When the Cowboys opened the off-season, re-signing free agent defensive end DeMarcus Lawrence and getting contract extensions for quarterback Dak Prescott and receiver Amari Cooper were their main objectives.
Then possibly working on deals for running back Ezekiel Elliott and cornerback Byron Jones.
Roughly three weeks into free agency and the Cowboys have made no progress on any of them, while also drawing the ire of Lawrence, long-considered the top priority, because of a low initial offer.
The Cowboys have come up on their offer to Lawrence but not enough to his liking, and the two sides remain far apart in negotiations.

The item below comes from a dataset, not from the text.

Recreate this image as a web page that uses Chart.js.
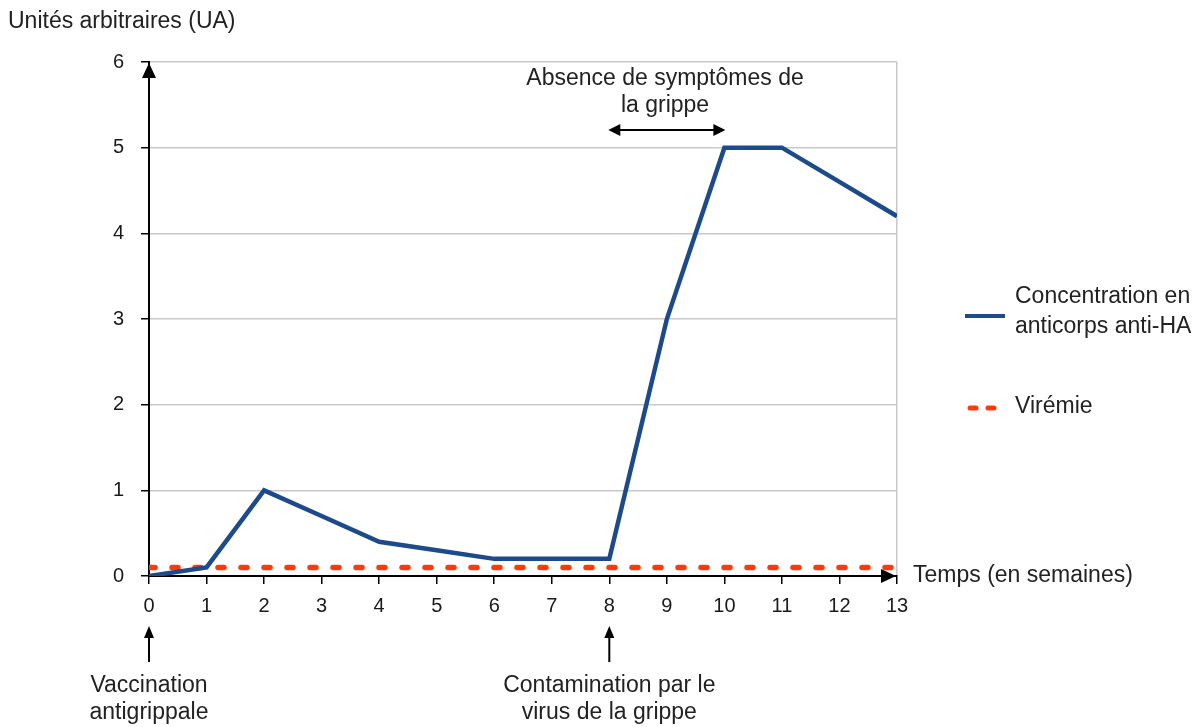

The Cowboys have placed the franchise tag on Lawrence, guaranteeing him $20.5 million in 2019. But he has no plans on signing the tag and has threatened to postpone shoulder surgery until he gets a deal done, adding some testiness to the negotiations.
Yet, Cowboys owner Jerry Jones remains calm about it all. He’s been through a number of tough contract battles since buying the team in 1989 and refuses to take it personally.
He said things eventually work out as they did in 1993 with Hall of Fame running back Emmitt Smith, who held out the first two games of the season before Jones got a deal done and led the Cowboys to the second of three Super Bowl titles in the 1990s.
“This has gone on as far back for me, notably, with Emmitt Smith,” Jones said. “Any of you that know my relationship with Emmitt Smith today know that that’s a memory we smile about the way we are 20 something years later and we’re in business together. That’s just part of the business.
“The main thing I don’t want to be is cavalier. This is a significant thing for not only our franchise but DeMarcus’ life. It would make anyone be very, very judicious as they are working through the terms of this agreement. So the fact we don’t have something done today is not inordinate when you look at the things that are at stake here.”
Smith did miss the first two games of the season, two losses by the Cowboys, which forced Jones’ hand.
Still, Jones said Lawrence postponing surgery and possibly not showing up is nothing new for him.
“They’re all points to consider and they cause you to give and take,” Jones said. “Again, those are considerations. It’s a misnomer to call them concerns. It’s a misnomer to sound frivolous or trivial about it. Every point has to ultimately be agreed to before you can agree to go forward for several years for the kinds of dollars we’re talking about right there. This is just not anything I haven’t been involved in hundreds of times.”
But Jones acknowledged that because of the type of contract that Lawrence is likely going to get — between $20.5 million-$23.5 million annually with upwards of $50 million guaranteed — the first year is the most important year. That is when he will get the bulk of the money.
So getting Lawrence signed in time to have shoulder surgery and be ready to play a full season is very important.
“We’re all aware, as it turns out, this is a contract to play football and the first year is a big one,” Jones said. “At the kinds of dollars we’re talking about, it’s just a given that you’d get the full year at top, physical condition, that’s what you’re getting. If you don’t get that it depreciates what you’re doing. It works both ways.”